つまり、法人税法上の処理が会計上の処理と同様の場合は、法人税の申告書で税務調整を行う必要はありません。

税務上、会計処理と同様に出資後数年間は匿名組合の損失を出資者である法人の損金に計上することが可能です。ただし、法人税法上でのオペレーティングリース取引を取り扱ううえで注意するポイントが2つあります。

>1つ目は、「匿名組合の事業利益分配金または損失分配金の益金・損金算入時期」についてです。税務上の益金・損金算入時期は明確に規定されており、「匿名組合の計算期間の末日を基準とする」とされています。

つまり、匿名組合の計算期間の末日を含む事業年度の益金・損金にしなければなりません。

極端に言うと、3月31日までが事業年度の法人の場合、匿名組合の計算期間の末日が3月31日の場合は当該事業年度の益金・損金として取り扱いますが、匿名組合の計算期間の末日が4月1日の場合は翌期の益金・損金として取り扱うことになります。

2つ目は、法人税法には「組合事業等による損失がある場合の課税の特例」という規定です。

この規定は、出資者(法人)が匿名組合に出資した金額を上限に損金算入を認める規定です。損失分配金の累計額が出資金の額を超えた場合には、その超えた損失は税務上の損金とすることができません。

組合事業等による損失がある場合の課税の特例

「組合事業等による損失がある場合の課税の特例」は、平成17年税制改正により規定された特例です。当時、レバレッジドリース取引が節税対策として流行していたため、これを規制するための特例です。

レバレッジドリース取引とは、現在のオペレーティングリース取引の一種です。匿名組合によるオペレーションリース取引と同様に飛行機や船舶などのリースを行い、リース後数年で損失を計上する節税手法です。

ただし、2割から3割の自己資金を元手に金融機関から資金調達(7割~8割)することでレバレッジを効かせるため「レバレッジドリース取引」と言われています。

「組合事業等による損失がある場合の課税の特例」により、出資金の額までしか税務上の損金にできないためレバレッジを効かせる意味がなくなり、現在は通常のオペレーティングリース取引が主流になっています。

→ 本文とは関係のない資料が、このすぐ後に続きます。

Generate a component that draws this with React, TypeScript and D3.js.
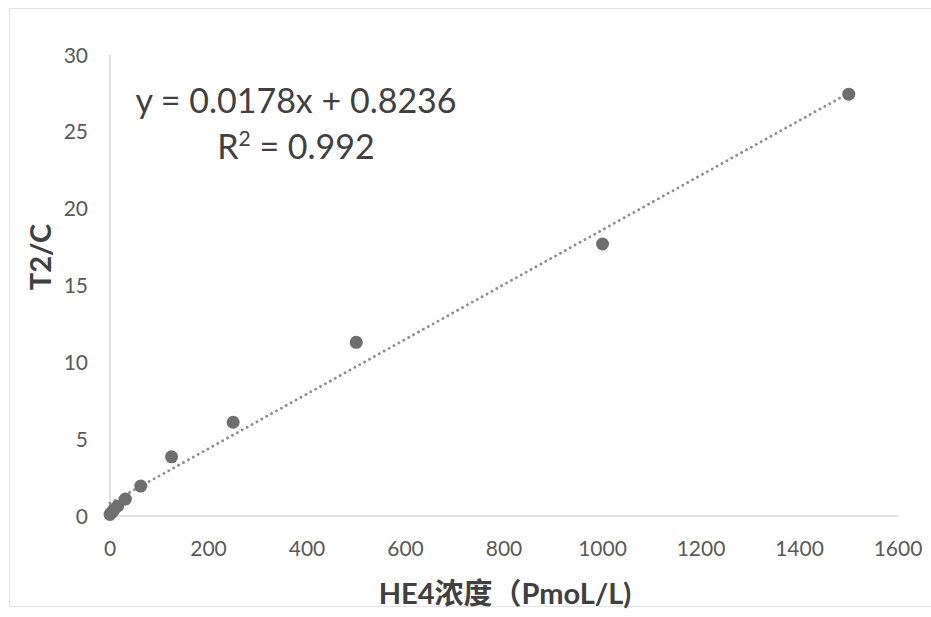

「組合事業等による損失がある場合の課税の特例」が影響する場合

レバレッジドリース取引があまり利用されなくなりましたが、組合事業等による損失がある場合の課税の特例が影響するケースも多々あります。具体例をご紹介します。

具体例
匿名組合の出資金 5,000万円

1年目の損失分配金 8,000万円

具体例では、1年目の損失分配金が出資金の5,000万円を超えています。

会計上では8,000万円の匿名組合投資損失を計上しますが、法人税の計算上では5,000万円しか損金になりません。差額の3,000万円は次期以降に繰延べられ、利益分配金が計上された際に繰延べられた損失から控除することになります。

この投資組合の損失の繰延べは、法人税別表9(2)で計算し、法人税申告書に別表9(2)を添付しなければなりません。

まとめ

今回は、投資組合によるオペレーティングリース取引の会計処理方法、法人税の税務処理方法についてご紹介しました。オペレーティングリース取引の会計処理は年に1、2度しか必要がなく、現預金を伴う会計処理ではないため、忘れやすい取引です。

会計処理を忘れてしまっては、節税のために行った出資が水の泡になってしまいます。会計処理自体は難しいものではありませんので、匿名組合より事業報告書が届いたら忘れずに会計処理を行いましょう。

また、2019年にIFRS(国際財務報告基準)とUSGAAP(米国会計基準)による「新リース会計基準」が適用されています。そのため、将来的に日本のリース会計に新たな変化が訪れると予測されています。